If you're not familiar with the premise of the book, Amazon's review sums it up thusly: "Essayist and cultural critic Barbara Ehrenreich has always specialized in turning received wisdom on its head with intelligence, clarity, and verve. With some 12 million women being pushed into the labor market by welfare reform, she decided to do some good old-fashioned journalism and find out just how they were going to survive on the wages of the unskilled--at $6 to $7 an hour, only half of what is considered a living wage. So she did what millions of Americans do, she looked for a job and a place to live, worked that job, and tried to make ends meet."

Last night, at about 4:30 am, I finished Nickel and Dimed; I tried and failed to put it down at several points between midnight and 4:30. The book is both compelling, and easy to read (once you get past her habit of switching between the present and the past tense to refer to past events). It's also sobering; she points out "Just bear in mind, when I stumble, that this is in fact the best case scenario: a person with every advantage that ethnicity and education, health and motivation can confer attempting, in a time of exuberant prosperity, to survive in the economy's lower depths." Ehrenreich's experiment occured in the boom times of 2000, in tight job market.
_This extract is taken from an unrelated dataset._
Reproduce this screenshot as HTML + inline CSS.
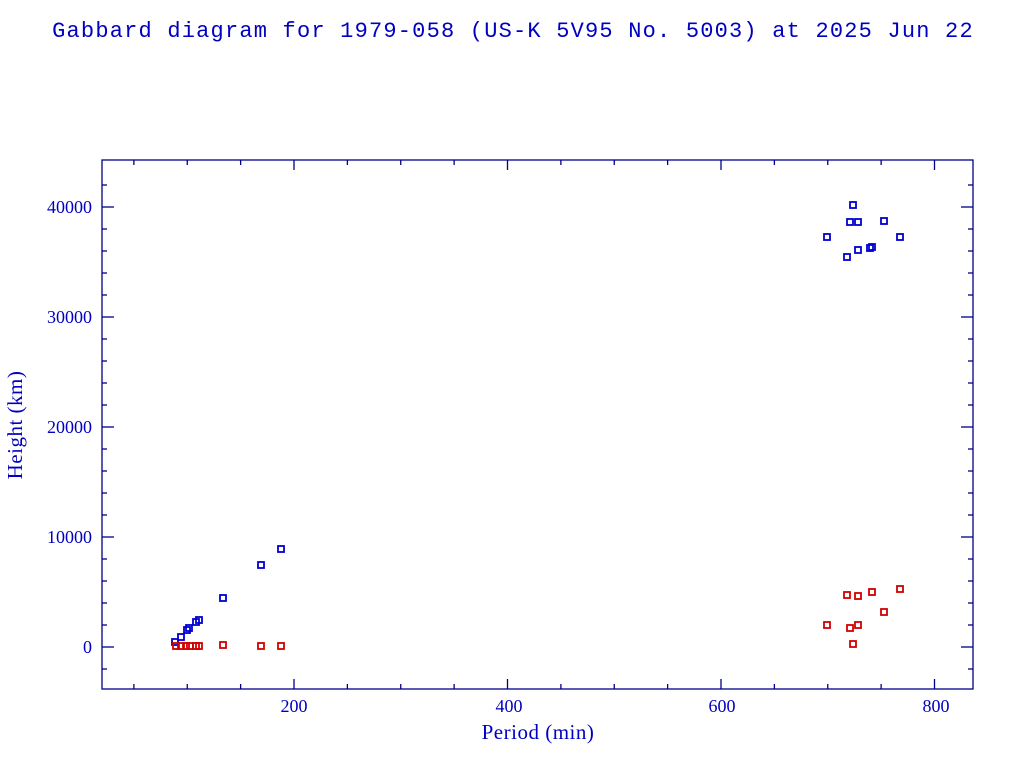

When I was finished the book, my overwhelming question was "my god, what happened to all of the people she met under George Bush?" It's a sobering, and depressing thought.

My other thought? I'm never going to hire one of the big chain cleaning services, not least because of the way they treat their workers; the way they compel their employees to clean houses is also pretty horrific.

It's also a book I feel compelled to pass on; if anyone wants to borrow the book, please let me know.